そんな最強の相手に村田は勝てるのか。石田会長は「どちらが主導権をとるかでしょう。下がった方が負けます」と言う。ゴロフキンの硬く、速いジャブをいかに攻略するか。村田の勝機はそこに集約される。石田会長は「自分の場合はレベルの差があったが、村田選手は違う。勝てると信じています」とエールを送った。【実藤健一】

◆福田直樹(ふくだ・なおき)1965年(昭40)7月15日、東京都生まれ。小学生の頃からボクシングに魅了され、大学在学中に専門誌で取材。01年に写真家を志して渡米。ラスベガスを拠点に、年間400試合以上取材。米リング誌の専属カメラマンを8年間務めた。12年にWBCの年間最優秀カメラマンに選出された。16年に帰国。ボクシングマニアとしても知られる俳優の香川照之とは、小中高時代の同級生。

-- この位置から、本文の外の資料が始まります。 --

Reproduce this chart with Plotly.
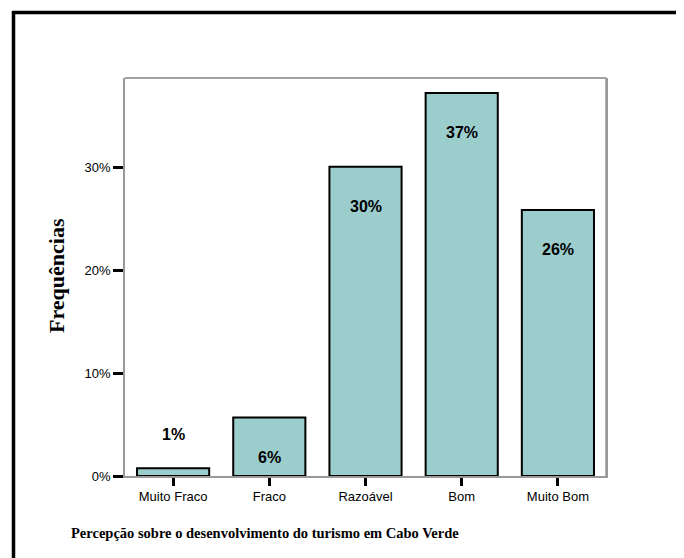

◆石田順裕(いしだ・のぶひろ)1975年(昭50)8月18日、熊本生まれ。6歳から大阪帝拳ジムでボクシングをはじめ、興国高から近大。00年5月にプロデビュー。09年9月、WBA世界スーパーウエルター級暫定王座獲得。1度防衛。その後、ミドル級のタイトルに挑戦も失敗。戦績は27勝(11KO)2分け11敗。現在は大阪府寝屋川市の石田ジム会長。